>> Begin Data in this exercise

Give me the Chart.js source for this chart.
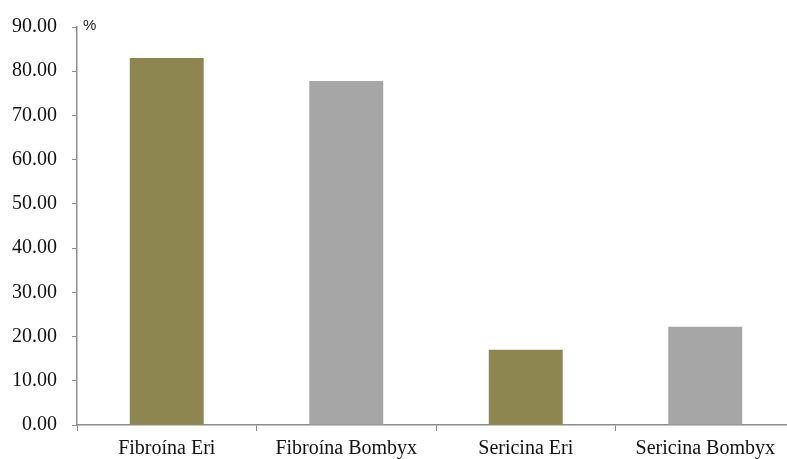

>> End Data in this exercise
>> Begin Data in this exercise

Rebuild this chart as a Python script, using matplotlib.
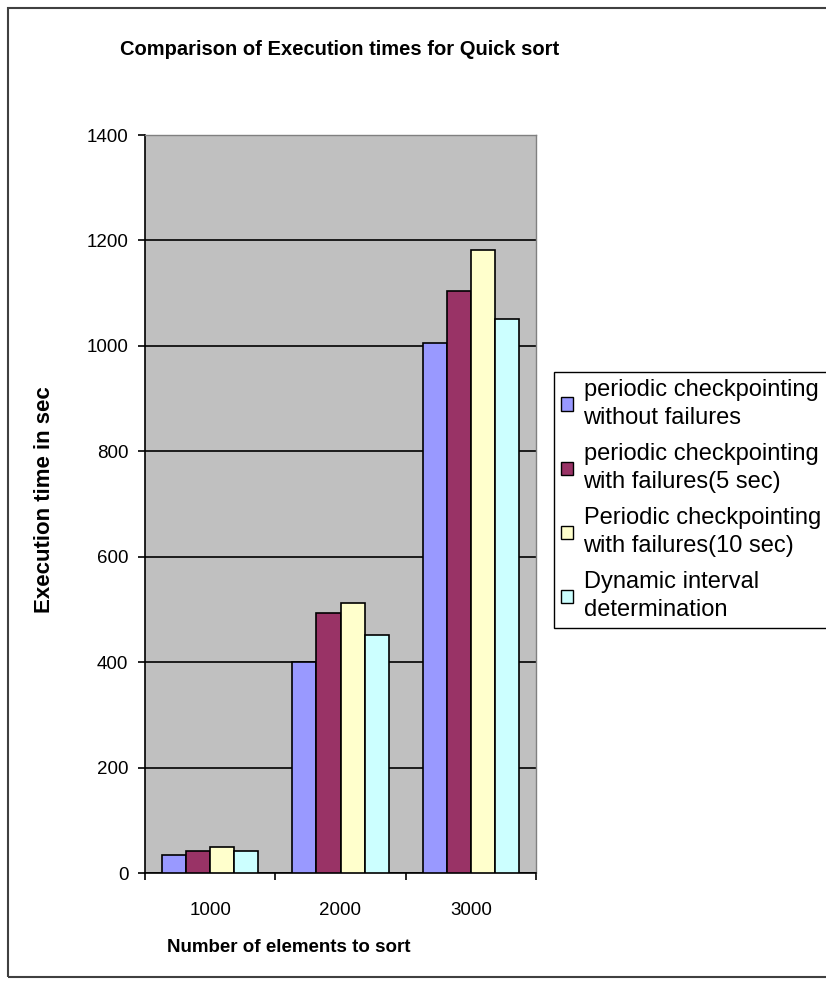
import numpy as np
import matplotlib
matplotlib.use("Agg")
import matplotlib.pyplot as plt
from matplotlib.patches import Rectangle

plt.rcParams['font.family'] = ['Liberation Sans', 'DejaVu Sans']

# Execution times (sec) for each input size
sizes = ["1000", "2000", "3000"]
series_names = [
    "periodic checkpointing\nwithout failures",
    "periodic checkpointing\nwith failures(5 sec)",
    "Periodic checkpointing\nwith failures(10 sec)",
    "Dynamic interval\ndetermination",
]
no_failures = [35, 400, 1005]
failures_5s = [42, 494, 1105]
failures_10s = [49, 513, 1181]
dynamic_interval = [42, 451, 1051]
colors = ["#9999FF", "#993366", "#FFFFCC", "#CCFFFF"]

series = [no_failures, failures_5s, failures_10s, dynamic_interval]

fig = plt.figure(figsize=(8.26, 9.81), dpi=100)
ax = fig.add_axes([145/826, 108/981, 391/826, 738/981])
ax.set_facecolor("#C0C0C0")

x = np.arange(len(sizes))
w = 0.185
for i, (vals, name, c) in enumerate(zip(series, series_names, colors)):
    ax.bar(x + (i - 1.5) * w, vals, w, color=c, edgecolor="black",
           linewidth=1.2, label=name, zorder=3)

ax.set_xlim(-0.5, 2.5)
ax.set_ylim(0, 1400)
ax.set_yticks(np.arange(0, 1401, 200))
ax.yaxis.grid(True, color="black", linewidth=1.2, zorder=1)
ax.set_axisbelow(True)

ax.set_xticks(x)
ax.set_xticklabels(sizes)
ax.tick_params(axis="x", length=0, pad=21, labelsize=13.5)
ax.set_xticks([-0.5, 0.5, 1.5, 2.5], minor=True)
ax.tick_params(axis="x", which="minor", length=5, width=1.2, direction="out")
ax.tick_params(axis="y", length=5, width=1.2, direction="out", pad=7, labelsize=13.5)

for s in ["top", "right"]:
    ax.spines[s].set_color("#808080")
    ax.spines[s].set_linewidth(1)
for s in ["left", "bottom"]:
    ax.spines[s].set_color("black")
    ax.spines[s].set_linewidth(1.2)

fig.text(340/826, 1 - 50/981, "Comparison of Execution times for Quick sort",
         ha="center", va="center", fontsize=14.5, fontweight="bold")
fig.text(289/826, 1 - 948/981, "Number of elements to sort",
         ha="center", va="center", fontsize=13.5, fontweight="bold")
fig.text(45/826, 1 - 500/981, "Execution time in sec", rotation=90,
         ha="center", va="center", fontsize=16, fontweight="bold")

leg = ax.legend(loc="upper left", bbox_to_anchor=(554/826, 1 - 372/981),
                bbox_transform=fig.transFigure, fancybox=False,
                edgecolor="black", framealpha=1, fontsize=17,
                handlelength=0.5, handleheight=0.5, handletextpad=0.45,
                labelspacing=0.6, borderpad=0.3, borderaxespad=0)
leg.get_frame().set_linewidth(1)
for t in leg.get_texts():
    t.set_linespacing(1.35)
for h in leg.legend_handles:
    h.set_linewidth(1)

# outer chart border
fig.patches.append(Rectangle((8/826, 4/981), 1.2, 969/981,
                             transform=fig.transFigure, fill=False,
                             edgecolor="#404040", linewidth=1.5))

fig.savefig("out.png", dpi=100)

>> End Data in this exercise
>> Begin Data in this exercise

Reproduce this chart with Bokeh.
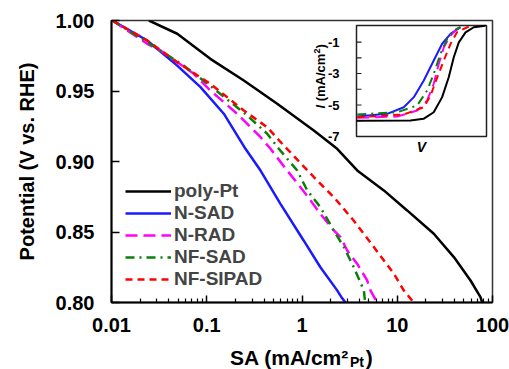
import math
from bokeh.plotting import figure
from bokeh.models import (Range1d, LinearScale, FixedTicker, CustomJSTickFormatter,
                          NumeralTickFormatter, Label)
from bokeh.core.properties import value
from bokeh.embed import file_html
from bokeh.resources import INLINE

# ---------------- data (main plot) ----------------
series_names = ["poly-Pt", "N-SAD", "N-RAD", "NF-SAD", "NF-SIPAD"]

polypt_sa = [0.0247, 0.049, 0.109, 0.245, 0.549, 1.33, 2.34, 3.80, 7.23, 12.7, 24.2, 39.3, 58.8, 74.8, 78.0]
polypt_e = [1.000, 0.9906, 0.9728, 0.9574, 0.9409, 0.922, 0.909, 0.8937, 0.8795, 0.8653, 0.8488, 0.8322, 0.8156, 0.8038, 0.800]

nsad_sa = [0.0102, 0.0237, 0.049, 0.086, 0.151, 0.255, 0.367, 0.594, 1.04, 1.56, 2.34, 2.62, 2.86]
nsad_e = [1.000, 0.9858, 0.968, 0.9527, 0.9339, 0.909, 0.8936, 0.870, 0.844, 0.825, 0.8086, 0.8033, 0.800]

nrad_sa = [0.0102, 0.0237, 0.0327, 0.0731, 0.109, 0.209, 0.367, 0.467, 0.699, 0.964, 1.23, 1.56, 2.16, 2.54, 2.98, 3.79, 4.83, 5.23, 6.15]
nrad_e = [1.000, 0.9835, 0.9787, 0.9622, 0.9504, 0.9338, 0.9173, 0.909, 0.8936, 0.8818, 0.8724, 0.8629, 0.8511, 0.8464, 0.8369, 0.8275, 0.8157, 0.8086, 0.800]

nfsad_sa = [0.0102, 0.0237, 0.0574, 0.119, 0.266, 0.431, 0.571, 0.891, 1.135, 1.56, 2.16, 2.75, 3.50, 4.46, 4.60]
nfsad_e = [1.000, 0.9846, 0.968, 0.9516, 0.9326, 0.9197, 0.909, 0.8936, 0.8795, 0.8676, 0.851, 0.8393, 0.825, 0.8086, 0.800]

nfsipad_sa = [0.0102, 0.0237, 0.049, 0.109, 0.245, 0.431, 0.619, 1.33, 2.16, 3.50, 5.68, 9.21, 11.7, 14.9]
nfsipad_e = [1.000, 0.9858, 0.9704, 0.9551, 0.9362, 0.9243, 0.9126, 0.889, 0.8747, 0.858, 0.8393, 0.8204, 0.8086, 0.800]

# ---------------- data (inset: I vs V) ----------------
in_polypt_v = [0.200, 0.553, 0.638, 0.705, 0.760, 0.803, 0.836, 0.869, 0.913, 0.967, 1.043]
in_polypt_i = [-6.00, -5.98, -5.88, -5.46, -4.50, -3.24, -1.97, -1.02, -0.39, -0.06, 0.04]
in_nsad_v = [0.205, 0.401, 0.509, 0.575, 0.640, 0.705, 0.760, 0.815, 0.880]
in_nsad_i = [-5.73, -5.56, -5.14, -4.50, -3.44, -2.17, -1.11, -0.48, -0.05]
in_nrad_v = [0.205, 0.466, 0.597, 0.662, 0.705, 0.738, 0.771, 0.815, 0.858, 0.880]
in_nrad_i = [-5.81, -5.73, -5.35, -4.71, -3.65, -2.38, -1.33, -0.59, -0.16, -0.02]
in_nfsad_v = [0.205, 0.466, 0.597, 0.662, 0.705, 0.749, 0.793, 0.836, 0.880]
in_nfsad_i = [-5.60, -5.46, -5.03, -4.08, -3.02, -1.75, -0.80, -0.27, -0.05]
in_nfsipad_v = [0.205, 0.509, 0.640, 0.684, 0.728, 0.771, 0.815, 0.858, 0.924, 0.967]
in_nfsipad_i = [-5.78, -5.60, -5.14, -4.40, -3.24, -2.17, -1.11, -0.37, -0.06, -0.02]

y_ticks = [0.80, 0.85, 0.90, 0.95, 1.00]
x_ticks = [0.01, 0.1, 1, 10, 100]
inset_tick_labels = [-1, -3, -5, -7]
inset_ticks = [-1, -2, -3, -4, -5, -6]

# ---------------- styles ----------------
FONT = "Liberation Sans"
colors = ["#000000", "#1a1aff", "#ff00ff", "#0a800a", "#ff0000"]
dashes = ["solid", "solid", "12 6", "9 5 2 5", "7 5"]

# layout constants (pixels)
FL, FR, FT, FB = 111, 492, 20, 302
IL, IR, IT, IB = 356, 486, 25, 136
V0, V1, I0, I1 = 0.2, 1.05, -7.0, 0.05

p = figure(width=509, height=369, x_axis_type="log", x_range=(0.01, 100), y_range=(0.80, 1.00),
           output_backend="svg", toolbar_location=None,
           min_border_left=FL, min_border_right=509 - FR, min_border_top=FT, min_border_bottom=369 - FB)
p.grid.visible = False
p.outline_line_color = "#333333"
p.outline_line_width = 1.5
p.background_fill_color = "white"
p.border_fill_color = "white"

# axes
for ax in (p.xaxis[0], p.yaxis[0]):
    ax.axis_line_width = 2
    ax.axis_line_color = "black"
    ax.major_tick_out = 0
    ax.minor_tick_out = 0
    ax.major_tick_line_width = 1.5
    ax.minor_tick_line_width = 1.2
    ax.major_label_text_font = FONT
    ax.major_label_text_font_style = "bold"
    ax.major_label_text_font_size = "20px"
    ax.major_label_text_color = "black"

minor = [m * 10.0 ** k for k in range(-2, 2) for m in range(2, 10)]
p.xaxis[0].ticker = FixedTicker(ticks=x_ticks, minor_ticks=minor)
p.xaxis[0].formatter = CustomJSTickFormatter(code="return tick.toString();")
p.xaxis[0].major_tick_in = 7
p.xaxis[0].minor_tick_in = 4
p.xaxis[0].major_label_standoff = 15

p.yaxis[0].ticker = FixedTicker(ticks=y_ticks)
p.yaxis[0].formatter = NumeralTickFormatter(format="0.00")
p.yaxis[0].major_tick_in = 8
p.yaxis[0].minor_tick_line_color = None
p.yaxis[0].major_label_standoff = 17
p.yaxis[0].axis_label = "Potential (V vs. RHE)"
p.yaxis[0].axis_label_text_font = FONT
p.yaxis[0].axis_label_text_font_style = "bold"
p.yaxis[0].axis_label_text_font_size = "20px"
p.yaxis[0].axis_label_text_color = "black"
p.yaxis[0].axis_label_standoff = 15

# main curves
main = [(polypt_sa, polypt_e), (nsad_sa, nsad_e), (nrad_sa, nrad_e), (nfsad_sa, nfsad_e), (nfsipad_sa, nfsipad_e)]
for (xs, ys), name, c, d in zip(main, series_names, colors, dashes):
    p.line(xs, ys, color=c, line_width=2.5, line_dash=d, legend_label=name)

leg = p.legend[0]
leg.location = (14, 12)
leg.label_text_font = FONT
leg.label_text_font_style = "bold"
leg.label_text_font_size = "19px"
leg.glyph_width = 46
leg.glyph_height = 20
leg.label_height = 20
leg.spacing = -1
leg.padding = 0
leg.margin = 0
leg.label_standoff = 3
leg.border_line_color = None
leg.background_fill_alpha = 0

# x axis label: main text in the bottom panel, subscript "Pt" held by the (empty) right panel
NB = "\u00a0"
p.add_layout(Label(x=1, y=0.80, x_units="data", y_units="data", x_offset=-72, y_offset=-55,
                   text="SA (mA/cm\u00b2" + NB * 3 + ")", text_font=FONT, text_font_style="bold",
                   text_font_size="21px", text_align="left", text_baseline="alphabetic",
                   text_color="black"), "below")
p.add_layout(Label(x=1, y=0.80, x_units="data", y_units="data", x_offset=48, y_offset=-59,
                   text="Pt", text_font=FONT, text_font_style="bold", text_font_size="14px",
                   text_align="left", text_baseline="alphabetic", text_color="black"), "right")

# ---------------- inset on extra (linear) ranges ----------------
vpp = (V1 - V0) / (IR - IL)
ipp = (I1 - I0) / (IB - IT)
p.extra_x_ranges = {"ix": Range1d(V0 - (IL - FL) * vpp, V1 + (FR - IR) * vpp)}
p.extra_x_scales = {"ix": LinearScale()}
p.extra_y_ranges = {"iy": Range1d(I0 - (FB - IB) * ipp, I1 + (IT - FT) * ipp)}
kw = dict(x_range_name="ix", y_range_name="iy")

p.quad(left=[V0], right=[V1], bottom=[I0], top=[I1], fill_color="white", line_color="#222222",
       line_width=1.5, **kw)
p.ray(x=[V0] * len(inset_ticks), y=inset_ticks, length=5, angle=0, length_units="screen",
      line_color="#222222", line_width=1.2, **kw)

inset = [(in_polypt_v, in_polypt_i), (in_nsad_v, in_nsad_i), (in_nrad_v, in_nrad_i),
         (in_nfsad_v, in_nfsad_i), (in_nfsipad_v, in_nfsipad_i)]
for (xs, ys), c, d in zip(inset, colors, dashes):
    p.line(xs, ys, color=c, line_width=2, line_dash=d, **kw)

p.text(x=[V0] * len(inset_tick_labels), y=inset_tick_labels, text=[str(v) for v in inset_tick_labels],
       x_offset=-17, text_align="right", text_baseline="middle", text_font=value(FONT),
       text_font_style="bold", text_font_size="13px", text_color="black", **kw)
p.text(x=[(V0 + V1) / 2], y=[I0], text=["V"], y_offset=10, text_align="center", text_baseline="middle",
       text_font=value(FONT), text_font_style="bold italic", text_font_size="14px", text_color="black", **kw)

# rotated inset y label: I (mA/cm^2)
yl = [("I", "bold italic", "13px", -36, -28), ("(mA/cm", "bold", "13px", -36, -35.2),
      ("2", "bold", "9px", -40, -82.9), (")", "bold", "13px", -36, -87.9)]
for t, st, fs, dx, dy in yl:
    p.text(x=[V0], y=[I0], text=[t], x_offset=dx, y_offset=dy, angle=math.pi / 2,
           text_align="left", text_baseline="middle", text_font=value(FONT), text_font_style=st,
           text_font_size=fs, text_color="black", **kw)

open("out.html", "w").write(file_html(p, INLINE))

>> End Data in this exercise

Using the entries above, transcribe every line from the line containing "Rebuild this chart" through the line containing "ax.spines[s].set_linewidth(1.2)". Do not copy pictures.

### [Answer for this exercise]
Rebuild this chart as a Python script, using matplotlib.
import numpy as np
import matplotlib
matplotlib.use("Agg")
import matplotlib.pyplot as plt
from matplotlib.patches import Rectangle

plt.rcParams['font.family'] = ['Liberation Sans', 'DejaVu Sans']

# Execution times (sec) for each input size
sizes = ["1000", "2000", "3000"]
series_names = [
    "periodic checkpointing\nwithout failures",
    "periodic checkpointing\nwith failures(5 sec)",
    "Periodic checkpointing\nwith failures(10 sec)",
    "Dynamic interval\ndetermination",
]
no_failures = [35, 400, 1005]
failures_5s = [42, 494, 1105]
failures_10s = [49, 513, 1181]
dynamic_interval = [42, 451, 1051]
colors = ["#9999FF", "#993366", "#FFFFCC", "#CCFFFF"]

series = [no_failures, failures_5s, failures_10s, dynamic_interval]

fig = plt.figure(figsize=(8.26, 9.81), dpi=100)
ax = fig.add_axes([145/826, 108/981, 391/826, 738/981])
ax.set_facecolor("#C0C0C0")

x = np.arange(len(sizes))
w = 0.185
for i, (vals, name, c) in enumerate(zip(series, series_names, colors)):
    ax.bar(x + (i - 1.5) * w, vals, w, color=c, edgecolor="black",
           linewidth=1.2, label=name, zorder=3)

ax.set_xlim(-0.5, 2.5)
ax.set_ylim(0, 1400)
ax.set_yticks(np.arange(0, 1401, 200))
ax.yaxis.grid(True, color="black", linewidth=1.2, zorder=1)
ax.set_axisbelow(True)

ax.set_xticks(x)
ax.set_xticklabels(sizes)
ax.tick_params(axis="x", length=0, pad=21, labelsize=13.5)
ax.set_xticks([-0.5, 0.5, 1.5, 2.5], minor=True)
ax.tick_params(axis="x", which="minor", length=5, width=1.2, direction="out")
ax.tick_params(axis="y", length=5, width=1.2, direction="out", pad=7, labelsize=13.5)

for s in ["top", "right"]:
    ax.spines[s].set_color("#808080")
    ax.spines[s].set_linewidth(1)
for s in ["left", "bottom"]:
    ax.spines[s].set_color("black")
    ax.spines[s].set_linewidth(1.2)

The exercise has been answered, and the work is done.